Pohon aren yang termasuk keluarga palma merupakan tanaman endemik Nusantara yang menyebar di 24 provinsi. Khusus di Pulau Sumatera, air nira dan gula aren dimanfaatkan untuk pemanis, jauh sebelum masuknya gula pasir dari tebu.
Saat berkunjung ke Sumatera pada abad ke-13, Marco Polo menuliskan catatannya tentang tanaman enau atau pohon nira yang banyak tumbuh di dataran rendah pulau itu. Ia sebutkan, dikutip dalam catatan yang disusun Anthony Reid dalam buku Sumatera Tempo Doeloe (1995), mengenai sebuah pohon bercabang empat. Masyarakat di Aceh meletakkan tempayan-tempayan di samping cabang-cabang pohon tersebut. Dalam waktu sehari semalam, tempayan itu akan terisi air.
Selain airnya, pohon enau pun memberikan manfaat besar. Buahnya menghasilkan kolang-kaling yang baik untuk kesehatan. Sedangkan rambut pelepahnya untuk sapu ijuk. Batang pohonnya untuk jembatan. Dari pohon itu juga dapat diolah menghasilkan sagu.
Tradisi nira yang masih melekat di Jambi Tulo boleh jadi diwariskan turun-temurun. Menurut Jalaludin, tokoh adat setempat, seorang pemuda baru dianggap layak meminang gadis jika telah terampil menyadap dan menajur. ”Menyadap artinya menderes nira, sedangkan menajur adalah memancing ikan,” ujar Jalaludin. Dua keterampilan itulah bekal bagi sang kepala agar mampu menghidupi keluarganya.

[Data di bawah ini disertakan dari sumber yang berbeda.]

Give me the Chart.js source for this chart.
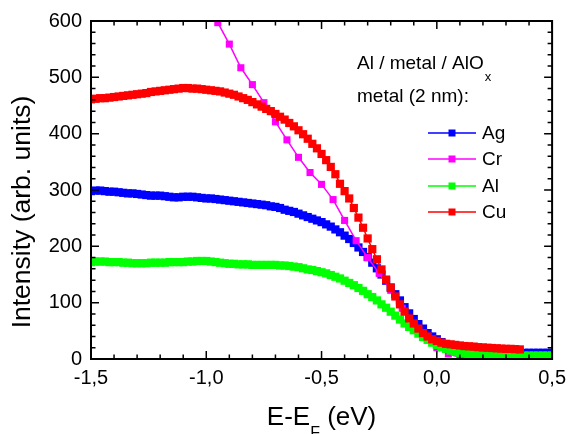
<!DOCTYPE html>
<html>
<head>
<meta charset="utf-8">
<script src="https://cdn.jsdelivr.net/npm/chart.js@4/dist/chart.umd.min.js"></script>
<style>
  body { margin: 0; background: #fff; }
  canvas { display: block; }
</style>
</head>
<body>
<canvas id="spectraChart" width="573" height="434"></canvas>
<script>
// energy grid of the dense scans (eV)
const energy = [
  -1.50, -1.48, -1.46, -1.44, -1.42, -1.40, -1.38, -1.36, -1.34, -1.32,
  -1.30, -1.28, -1.26, -1.24, -1.22, -1.20, -1.18, -1.16, -1.14, -1.12,
  -1.10, -1.08, -1.06, -1.04, -1.02, -1.00, -0.98, -0.96, -0.94, -0.92,
  -0.90, -0.88, -0.86, -0.84, -0.82, -0.80, -0.78, -0.76, -0.74, -0.72,
  -0.70, -0.68, -0.66, -0.64, -0.62, -0.60, -0.58, -0.56, -0.54, -0.52,
  -0.50, -0.48, -0.46, -0.44, -0.42, -0.40, -0.38, -0.36, -0.34, -0.32,
  -0.30, -0.28, -0.26, -0.24, -0.22, -0.20, -0.18, -0.16, -0.14, -0.12,
  -0.10, -0.08, -0.06, -0.04, -0.02, 0.00, 0.02, 0.04, 0.06, 0.08,
  0.10, 0.12, 0.14, 0.16, 0.18, 0.20, 0.22, 0.24, 0.26, 0.28,
  0.30, 0.32, 0.34, 0.36, 0.38, 0.40, 0.42, 0.44, 0.46, 0.48,
  0.50
];

const agValues = [
  298, 299, 299, 298, 297, 297, 296, 295, 294, 294,
  293, 292, 291, 290, 290, 290, 289, 288, 287, 287,
  288, 288, 288, 287, 286, 285, 285, 284, 283, 282,
  281, 280, 279, 278, 277, 276, 275, 274, 273, 271,
  270, 268, 265, 263, 261, 258, 255, 252, 249, 246,
  243, 239, 235, 230, 225, 219, 213, 206, 198, 190,
  181, 171, 161, 150, 139, 127, 115, 104, 92, 81,
  71, 62, 54, 46, 40, 35, 30, 26, 23, 20,
  18, 16, 15, 14, 13, 13, 12, 12, 12, 12,
  11, 11, 11, 11, 11, 11, 11, 11, 11, 11,
  11
];

const alValues = [
  172, 173, 173, 173, 172, 172, 172, 171, 171, 170,
  170, 170, 170, 171, 171, 171, 171, 172, 172, 172,
  172, 173, 173, 174, 174, 174, 173, 172, 171, 170,
  169, 169, 168, 168, 168, 167, 167, 167, 167, 167,
  167, 166, 166, 165, 164, 163, 161, 159, 158, 156,
  154, 152, 149, 146, 143, 139, 135, 131, 126, 121,
  115, 110, 104, 97, 91, 84, 77, 70, 63, 57,
  51, 45, 39, 34, 29, 25, 21, 18, 15, 13,
  11, 10, 9, 8, 8, 8, 7, 7, 7, 7,
  7, 7, 7, 7, 6, 6, 6, 6, 6, 6,
  6
];

// Cu scan stops at 0.36 eV
const cuValues = [
  461, 462, 463, 463, 464, 465, 466, 467, 468, 469,
  470, 471, 472, 474, 475, 476, 477, 478, 479, 480,
  481, 481, 480, 480, 479, 478, 477, 476, 475, 473,
  471, 469, 466, 463, 460, 456, 452, 448, 444, 440,
  435, 430, 425, 419, 413, 406, 399, 391, 382, 374,
  364, 353, 341, 328, 311, 298, 285, 268, 251, 233,
  214, 195, 177, 159, 141, 126, 111, 97, 84, 72,
  63, 54, 46, 40, 35, 32, 29, 27, 26, 25,
  24, 23, 22.5, 22, 21, 20.5, 20, 19.5, 19, 18.5,
  18, 18, 17.5, 17
];

// Cr scan, coarser step
const crEnergy = [
  -0.95, -0.90, -0.85, -0.80, -0.75, -0.70, -0.65, -0.60, -0.55, -0.50,
  -0.45, -0.40, -0.35, -0.30, -0.25, -0.20, -0.15, -0.10, -0.05, 0.00,
  0.05, 0.10, 0.15, 0.20, 0.25, 0.30, 0.35
];
const crValues = [
  597, 559, 517, 487, 455, 421, 389, 358, 331, 310,
  283, 246, 210, 180, 152, 122, 90, 62, 38, 20,
  9, 3, 0, 0, -1, -1, -1
];

const seriesNames = ['Ag', 'Cr', 'Al', 'Cu'];
const seriesColors = ['#0000ff', '#ff00ff', '#00ff00', '#ff0000'];

const FONT = "'Liberation Sans', Arial, sans-serif";

const toPoints = (xs, ys) => ys.map((v, i) => ({ x: xs[i], y: v }));

const makeDataset = (idx, points, order, radius) => ({
  label: seriesNames[idx],
  data: points,
  borderColor: seriesColors[idx],
  backgroundColor: seriesColors[idx],
  borderWidth: 1.5,
  pointStyle: 'rect',
  pointRadius: radius,
  pointBorderWidth: 0,
  pointHoverRadius: radius,
  tension: 0,
  clip: 0,
  order
});

const datasets = [
  makeDataset(0, toPoints(energy, agValues), 3, 5.8),
  makeDataset(1, toPoints(crEnergy, crValues), 2, 5),
  makeDataset(2, toPoints(energy, alValues), 1, 5.8),
  makeDataset(3, toPoints(energy, cuValues), 0, 5.8)
];

// frame, inward ticks, axis titles and legend
const decorations = {
  id: 'decorations',
  afterDatasetsDraw(chart) {
    const { ctx, chartArea: a, scales: { x, y } } = chart;
    ctx.save();
    ctx.strokeStyle = '#000';
    ctx.lineWidth = 1.5;
    ctx.beginPath();
    for (let k = 0; k <= 20; k++) {
      const px = x.getPixelForValue(-1.5 + k * 0.1);
      const len = k % 5 === 0 ? 8 : 4.5;
      ctx.moveTo(px, a.bottom); ctx.lineTo(px, a.bottom - len);
      ctx.moveTo(px, a.top); ctx.lineTo(px, a.top + len);
    }
    for (let k = 0; k <= 30; k++) {
      const py = y.getPixelForValue(k * 20);
      const len = k % 5 === 0 ? 8 : 4.5;
      ctx.moveTo(a.left, py); ctx.lineTo(a.left + len, py);
      ctx.moveTo(a.right, py); ctx.lineTo(a.right - len, py);
    }
    ctx.stroke();
    ctx.lineWidth = 2;
    ctx.strokeRect(a.left, a.top, a.right - a.left, a.bottom - a.top);
    ctx.restore();
  },
  afterDraw(chart) {
    const { ctx, chartArea: a } = chart;
    ctx.save();
    ctx.fillStyle = '#000';

    // x title with subscript
    ctx.textBaseline = 'alphabetic';
    ctx.textAlign = 'left';
    const part1 = 'E-E', part3 = ' (eV)';
    ctx.font = `16px ${FONT}`;
    const wSub = ctx.measureText('F').width;
    ctx.font = `26px ${FONT}`;
    const w1 = ctx.measureText(part1).width, w3 = ctx.measureText(part3).width;
    const tx = (a.left + a.right) / 2 - (w1 + wSub + w3) / 2;
    ctx.fillText(part1, tx, 425);
    ctx.font = `16px ${FONT}`;
    ctx.fillText('F', tx + w1, 438);
    ctx.font = `26px ${FONT}`;
    ctx.fillText(part3, tx + w1 + wSub, 425);

    // y title
    ctx.save();
    ctx.translate(23, 212);
    ctx.rotate(-Math.PI / 2);
    ctx.textAlign = 'center';
    ctx.textBaseline = 'middle';
    ctx.font = `26.5px ${FONT}`;
    ctx.fillText('Intensity (arb. units)', 0, 0);
    ctx.restore();

    // legend heading
    ctx.font = `19px ${FONT}`;
    ctx.textAlign = 'left';
    ctx.textBaseline = 'middle';
    const head = 'Al / metal / AlO';
    ctx.fillText(head, 357, 64);
    const wh = ctx.measureText(head).width;
    ctx.font = `13px ${FONT}`;
    ctx.fillText('x', 357 + wh + 1, 77);
    ctx.font = `19px ${FONT}`;
    ctx.fillText('metal (2 nm):', 357, 97);

    // legend entries
    const rows = [133, 159, 186, 212];
    seriesNames.forEach((name, i) => {
      const ry = rows[i];
      ctx.strokeStyle = seriesColors[i];
      ctx.lineWidth = 1.5;
      ctx.beginPath();
      ctx.moveTo(428, ry); ctx.lineTo(476, ry);
      ctx.stroke();
      ctx.fillStyle = seriesColors[i];
      ctx.fillRect(452 - 3.5, ry - 3.5, 7, 7);
      ctx.fillStyle = '#000';
      ctx.fillText(name, 482, ry + 1);
    });
    ctx.restore();
  }
};

const ctx = document.getElementById('spectraChart').getContext('2d');
new Chart(ctx, {
  type: 'line',
  data: { datasets },
  options: {
    responsive: false,
    animation: false,
    events: [],
    layout: { padding: { top: 17, right: 16, left: 0, bottom: 0 } },
    plugins: { legend: { display: false }, title: { display: false }, tooltip: { enabled: false } },
    scales: {
      x: {
        type: 'linear',
        min: -1.5,
        max: 0.5,
        grid: { display: false, drawTicks: false },
        border: { display: false },
        ticks: {
          stepSize: 0.5,
          padding: 7,
          color: '#000',
          font: { family: FONT, size: 20 },
          callback: (v) => v.toFixed(1).replace('.', ',')
        },
        afterFit: (scale) => { scale.height = 75; }
      },
      y: {
        type: 'linear',
        min: 0,
        max: 600,
        grid: { display: false, drawTicks: false },
        border: { display: false },
        ticks: {
          stepSize: 100,
          padding: 9,
          color: '#000',
          font: { family: FONT, size: 20 }
        },
        afterFit: (scale) => { scale.width = 91; }
      }
    }
  },
  plugins: [decorations]
});
</script>
</body>
</html>
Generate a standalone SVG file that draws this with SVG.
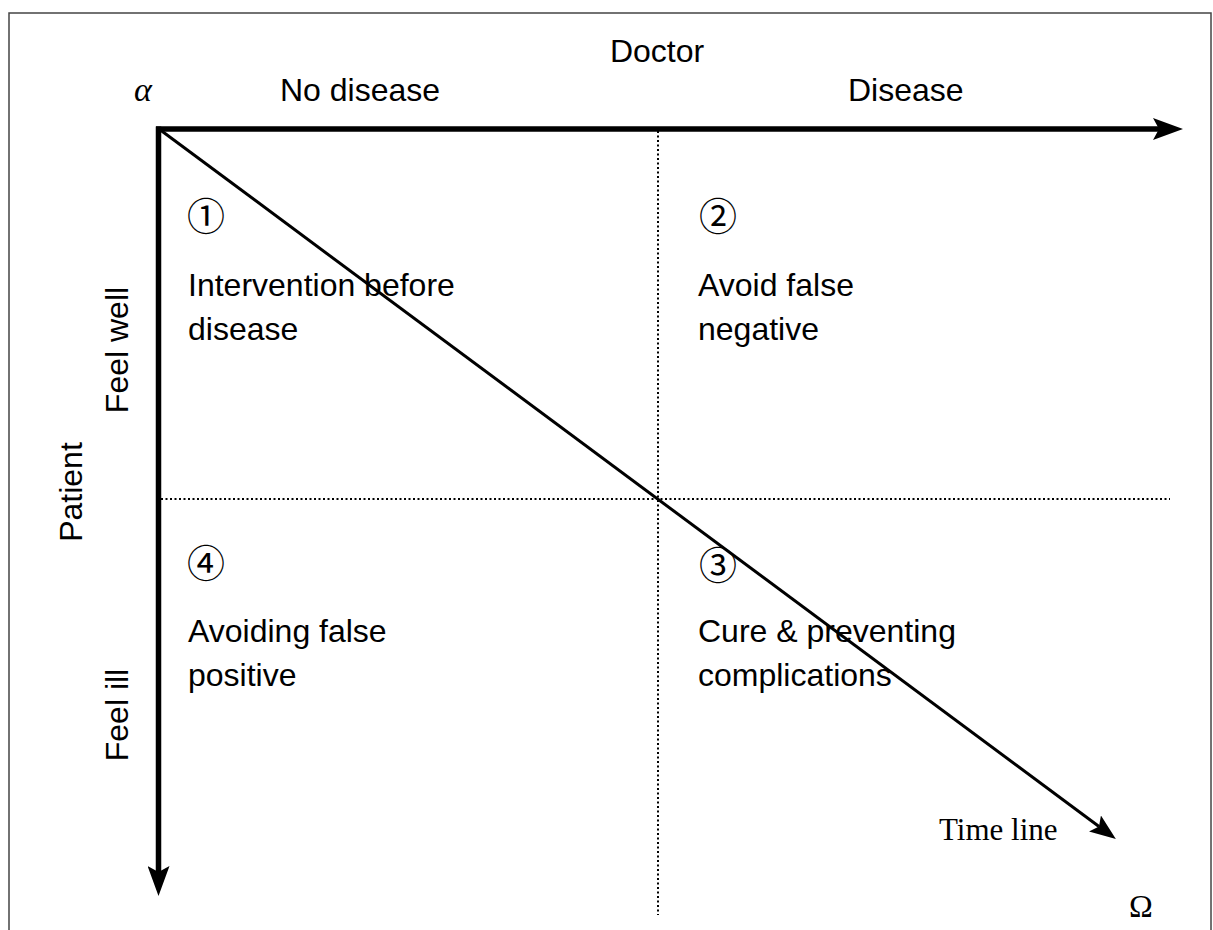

Seorang pemuda baru dianggap layak meminang gadis jika telah terampil menyadap dan menajur.
Penderas nira setempat, Saefudin, menyebut banyak tidaknya hasil nira disokong ikatan batin dengan penyadapnya. Itu sebabnya, setiap kali akan menyadap, tak lupa ia sematkan pantun bagi sang pohon. ”Anak itik bertali rumbai. Sudah rumbai rautan pula. Aek (air) setitik menjadi sungai. Sudah sungai menjadi lautan.”
Pantun itu menyiratkan doa memohon hasil panen yang melimpah. Tetesan nira yang terus mengalir bagaikan air sungai atau bahkan lautan. Sumber rezeki yang dapat tetap melimpahi para petani di tengah badai korona ini.